Fail-closed design treats stale state as uncertainty. If the data required for an evaluation is too old, the gate treats it as missing and fails closed. You define "too old" per data source, per domain. That definition is itself a policy, logged and versioned.

This adds operational complexity. It is worth it, because the alternative is a gate that looks authoritative while evaluating a fiction.

The Escalation Layer

Fail-closed systems generate escalations. Ambiguous cases, policy edge cases, and data gaps all produce proposals the gate cannot definitively approve or deny. These must go somewhere.

The escalation layer is not a release valve for governance pressure. It is a structured decision process:

Over time, a well-run escalation layer shrinks itself. Recurring patterns become codified policy. The gate gets smarter. The number of ambiguous cases falls.

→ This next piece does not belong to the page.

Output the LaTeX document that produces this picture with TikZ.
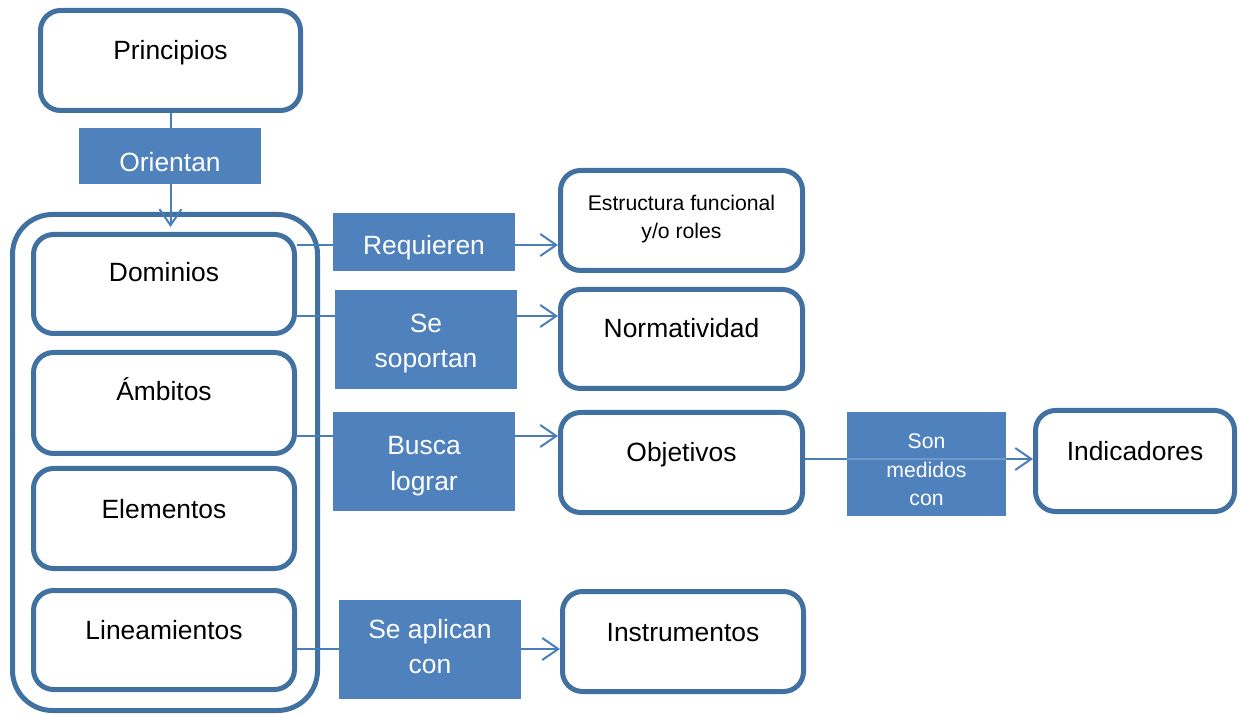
\documentclass[tikz,border=0pt]{standalone}
\usepackage{fontspec}
\setmainfont{Liberation Sans}
\usetikzlibrary{arrows.meta}
\definecolor{boxc}{RGB}{65,113,160}
\definecolor{lblc}{RGB}{79,129,189}
\definecolor{linec}{RGB}{74,126,187}
\tikzset{
  box/.style={draw=boxc, line width=2.5pt, rounded corners=10pt, fill=white, inner sep=0pt},
  lbl/.style={fill=lblc, draw=none, inner sep=0pt},
  txt/.style={font=\fontsize{13.2}{17.5}\selectfont, align=center, anchor=base, inner sep=0pt},
  smalltxt/.style={font=\fontsize{10.6}{14.4}\selectfont, align=center, anchor=base, inner sep=0pt},
  wtxt/.style={text=white},
  conn/.style={draw=linec, line width=1pt, -{Straight Barb[length=8pt,width=11pt,line width=1pt]}}
}
\begin{document}
\begin{tikzpicture}[x=0.5pt,y=-0.5pt]
\useasboundingbox (0,0) rectangle (1241,715);
% outer group
\node[box, rounded corners=20pt, fill=none, minimum width=152.5pt, minimum height=248pt] (grp) at (165,462.5) {};
% boxes
\node[box, minimum width=130pt, minimum height=50pt] (pri) at (170.5,60.5) {};
\node[box, minimum width=130.5pt, minimum height=49.5pt] (dom) at (164,284) {};
\node[box, minimum width=130.5pt, minimum height=50.5pt] (amb) at (164,403) {};
\node[box, minimum width=130.5pt, minimum height=50pt] (ele) at (164,518.5) {};
\node[box, minimum width=130.5pt, minimum height=49.5pt] (lin) at (164,640) {};
\node[box, minimum width=121pt, minimum height=50pt] (est) at (681.5,220.5) {};
\node[box, minimum width=121pt, minimum height=49.5pt] (nor) at (681.5,339) {};
\node[box, minimum width=121pt, minimum height=50pt] (obj) at (681.5,462.5) {};
\node[box, minimum width=99.5pt, minimum height=50.5pt] (ind) at (1135,461) {};
\node[box, minimum width=120.5pt, minimum height=50pt] (ins) at (683,641.5) {};
% connector levels
\coordinate (y1) at (0,245);
\coordinate (y2) at (0,316);
\coordinate (y3) at (0,436);
\coordinate (y4) at (0,459);
\coordinate (y5) at (0,649);
% connectors
\draw[conn, shorten >=2.5pt] (pri.south) -- (pri.south |- dom.north);
\draw[conn] (dom.east |- y1) -- (est.west |- y1);
\draw[conn] (dom.east |- y2) -- (nor.west |- y2);
\draw[conn] (amb.east |- y3) -- (obj.west |- y3);
\draw[conn] (obj.east |- y4) -- (ind.west |- y4);
\draw[conn] (lin.east |- y5) -- (ins.west |- y5);
% labels
\node[lbl, minimum width=91pt, minimum height=28pt] (ori) at (170,156) {};
\node[lbl, minimum width=91pt, minimum height=29pt] (req) at (424,242) {};
\node[lbl, minimum width=91pt, minimum height=49.5pt] (sop) at (426,339.5) {};
\node[lbl, minimum width=91pt, minimum height=49.5pt] (bus) at (424,461.5) {};
\node[lbl, minimum width=79.5pt, minimum height=52pt] (son) at (926.5,464) {};
\node[lbl, minimum width=91pt, minimum height=49.5pt] (apl) at (430,649.5) {};
\draw[draw=linec!60!white, line width=0.6pt, opacity=0.5] (son.west |- y4) -- (son.east |- y4);
% texts
\node[txt] (pri-t) at (170.5,60) {Principios};
\node[txt, wtxt] (ori-t) at (170,172) {Orientan};
\node[txt] (dom-t) at (164,282) {Dominios};
\node[txt] (amb-t) at (164,401) {Ámbitos};
\node[txt] (ele-t) at (164,518) {Elementos};
\node[txt] (lin-t) at (164,639) {Lineamientos};
\node[txt, wtxt] (req-t) at (424,255) {Requieren};
\node[txt, wtxt] (sop-t) at (426,368) {Se\\soportan};
\node[smalltxt] (est-t) at (681.5,239) {Estructura funcional\\y/o roles};
\node[txt] (nor-t) at (681.5,338) {Normatividad};
\node[txt, wtxt] (bus-t) at (424,490) {Busca\\lograr};
\node[txt] (obj-t) at (681.5,462) {Objetivos};
\node[smalltxt, wtxt] (son-t) at (926.5,506) {Son\\medidos\\con};
\node[txt] (ind-t) at (1135,461) {Indicadores};
\node[txt, wtxt] (apl-t) at (430,673) {Se aplican\\con};
\node[txt] (ins-t) at (683,641) {Instrumentos};
\end{tikzpicture}
\end{document}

This is governance as a learning system rather than a static rule book.

The Adversarial Case

Fail-closed design is also the correct response to adversarial behavior.

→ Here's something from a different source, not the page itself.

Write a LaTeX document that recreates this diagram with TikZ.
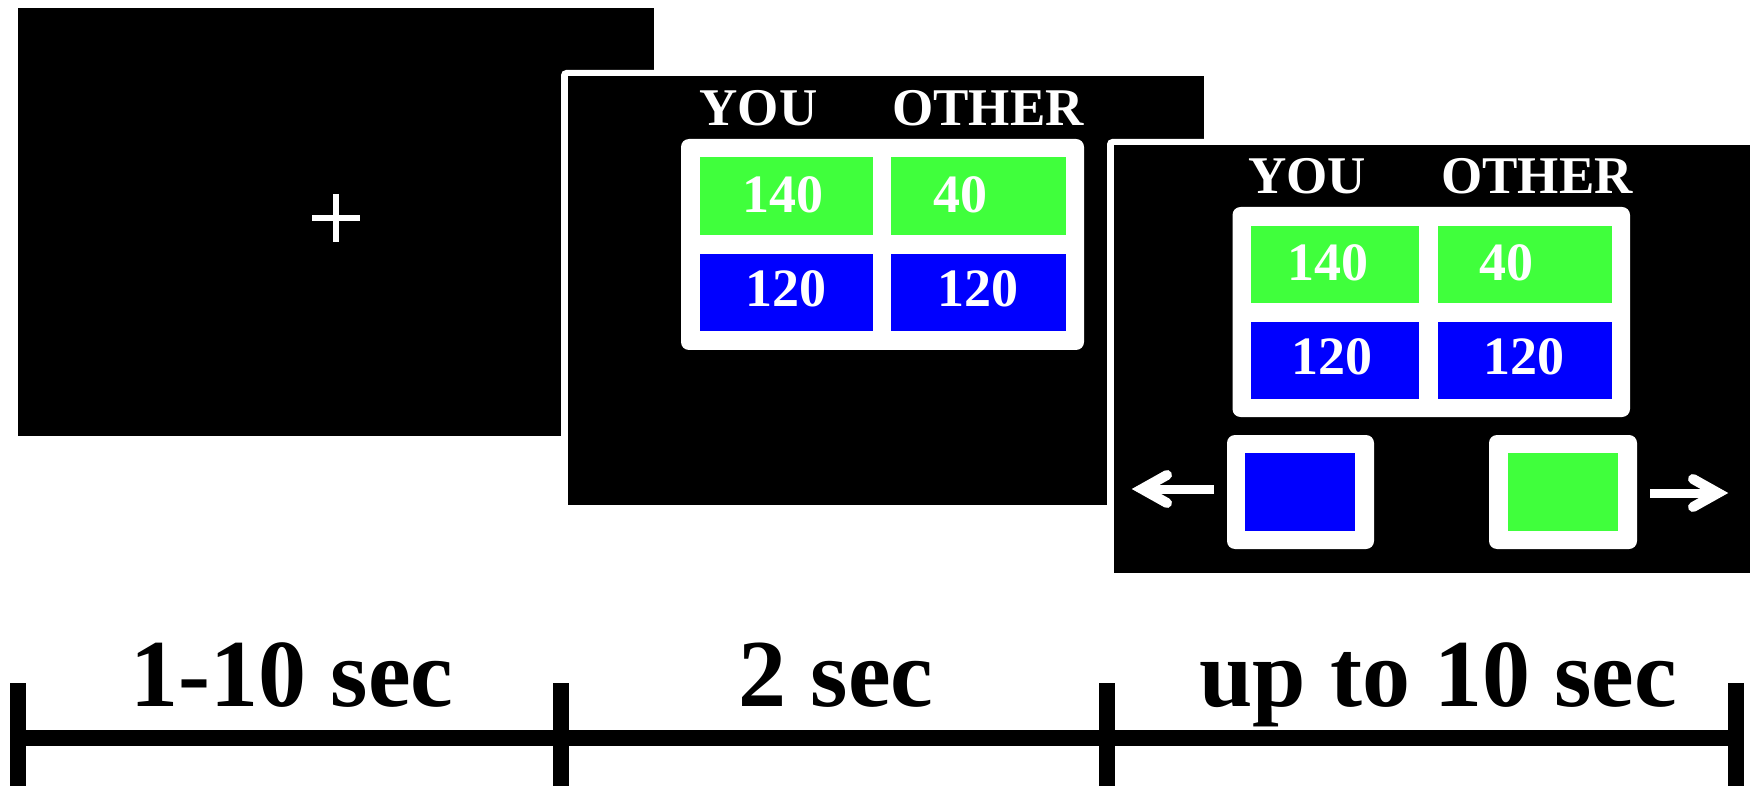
\documentclass[tikz,border=0pt]{standalone}
\usepackage{fontspec}
\setmainfont{Liberation Serif}
\definecolor{cgreen}{HTML}{40FF3C}
\definecolor{cblue}{HTML}{0000FF}
\newcommand\headfnt{\fontsize{53}{53}\selectfont\bfseries}
\newcommand\numfnt{\fontsize{54}{54}\selectfont\bfseries}
\newcommand\labfnt{\fontsize{96}{96}\selectfont\bfseries}
\tikzset{
  scr/.style={fill=black},
  scrframe/.style={fill=white, rounded corners=5pt},
  panel/.style={fill=white, rounded corners=8pt},
  head/.style={text=white, font=\headfnt, anchor=base, inner sep=0pt},
  num/.style={text=white, font=\numfnt, anchor=base, inner sep=0pt},
  lab/.style={text=black, font=\labfnt, anchor=base, inner sep=0pt},
  tline/.style={line width=16pt, black},
  arr/.style={white, line width=10pt, line cap=round, line join=miter},
  shaft/.style={white, line width=9pt}
}
\begin{document}
\begin{tikzpicture}[x=1pt, y=-1pt]
\useasboundingbox (0,0) rectangle (1757,786);
% ---- screen 1 (fixation)
\fill[scr] (18,8) rectangle (654,436);
\draw[white, line width=6.5pt] (312,218) -- (360,218);
\draw[white, line width=6.5pt] (336,194) -- (336,242);
% ---- screen 2 (offer)
\fill[scrframe] (561,70) rectangle (1210.5,512);
\fill[scr] (568,76) rectangle (1203.5,505);
\node[head] (you2) at (758.5,126) {YOU};
\node[head] (oth2) at (988,126) {OTHER};
\fill[panel] (681,139) rectangle (1084,350);
\fill[cgreen] (699.5,157) rectangle (872.5,235);
\fill[cgreen] (891,157) rectangle (1066,235);
\fill[cblue] (699.5,254) rectangle (872.5,331);
\fill[cblue] (891,254) rectangle (1066,331);
\node[num] (a2) at (782.5,213) {140};
\node[num] (b2) at (960,213) {40};
\node[num] (c2) at (785.5,307) {120};
\node[num] (d2) at (977.5,307) {120};
% ---- screen 3 (choice)
\fill[scrframe] (1107,139) rectangle (1757,580);
\fill[scr] (1114,145) rectangle (1750,573);
\node[head] (you3) at (1307,194) {YOU};
\node[head] (oth3) at (1537,194) {OTHER};
\fill[panel] (1232.5,207) rectangle (1630,417);
\fill[cgreen] (1251,226) rectangle (1418.5,303);
\fill[cgreen] (1437.5,226) rectangle (1612,303);
\fill[cblue] (1251,322) rectangle (1418.5,399);
\fill[cblue] (1437.5,322) rectangle (1612,399);
\node[num] (a3) at (1328,281) {140};
\node[num] (b3) at (1506.5,281) {40};
\node[num] (c3) at (1331.5,374) {120};
\node[num] (d3) at (1524,374) {120};
% buttons
\fill[panel] (1227,435) rectangle (1374,549);
\fill[cblue] (1245,453) rectangle (1355,531);
\fill[panel] (1489,435) rectangle (1637,549);
\fill[cgreen] (1508,453) rectangle (1618,531);
% arrows
\draw[shaft] (1214,489) -- (1145,489);
\draw[arr] (1167,475) -- (1142,489) -- (1167,503);
\draw[shaft] (1650,493) -- (1712,493);
\draw[arr] (1693,479) -- (1718,493) -- (1693,507);
% ---- timeline
\coordinate (t0) at (18,738);
\coordinate (t1) at (561,738);
\coordinate (t2) at (1107,738);
\coordinate (t3) at (1735.5,738);
\draw[tline] (10,738) -- (1743.5,738);
\draw[tline] (18,683) -- (18,786);
\draw[tline] (561,683) -- (561,786);
\draw[tline] (1107,683) -- (1107,786);
\draw[tline] (1735.5,683) -- (1735.5,786);
\node[lab] (l1) at (292,706) {1-10 sec};
\node[lab] (l2) at (836,706) {2 sec};
\node[lab] (l3) at (1438,706) {up to 10 sec};
\end{tikzpicture}
\end{document}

In a monitored system, an attacker looks for the gap between action and detection. If actions execute before the monitor runs, the window between execution and audit is the attack surface. Faster actions, slower monitors, and the gap widens.

In a fail-closed system, that gap does not exist. The action cannot execute without passing the gate. An attacker cannot move faster than the gate, because the gate is in the critical path. The attack surface becomes the gate itself, which can be hardened, tested, and versioned in isolation from the intelligence layer.

This does not eliminate every attack vector. It eliminates the most common one: exploiting the lag in monitoring.

The Honest Cost

Fail-closed governance is more expensive to build and operate than monitoring. This is not a flaw to engineer away. It is the price of the guarantee.

You pay in latency. You pay in operational overhead for the escalation queue. You pay in false positives when the gate is conservative. You pay in engineering complexity when the gate must be rebuilt to meet tighter latency requirements.

What you do not pay is the cost of violations. For regulated businesses, that cost is measured in regulatory action, remediation, and lost operating licenses. For AI systems taking consequential real-world actions, it may be irreversible.

The architecture is a bet. Fail-closed bets that the cost of safety is lower than the cost of violations. In every domain where violations carry serious consequences, that bet is right.

Conclusion

The difference between a monitored system and a fail-closed system is not the sophistication of the monitoring. It is a design commitment made before the first line of code: the action does not execute unless the gate approves.

That commitment is tested constantly by latency pressure, throughput targets, and the natural pull to move governance out of the critical path. Holding it requires understanding the trade: less availability in exchange for zero violations.

For systems where a single violation is acceptable, monitoring is enough. For systems where violations are not acceptable, fail-closed is the only honest architecture.

Choose which system you are building before you build it. The architecture follows from that choice, and retrofitting fail-closed after the fact is far harder than designing for it from the start.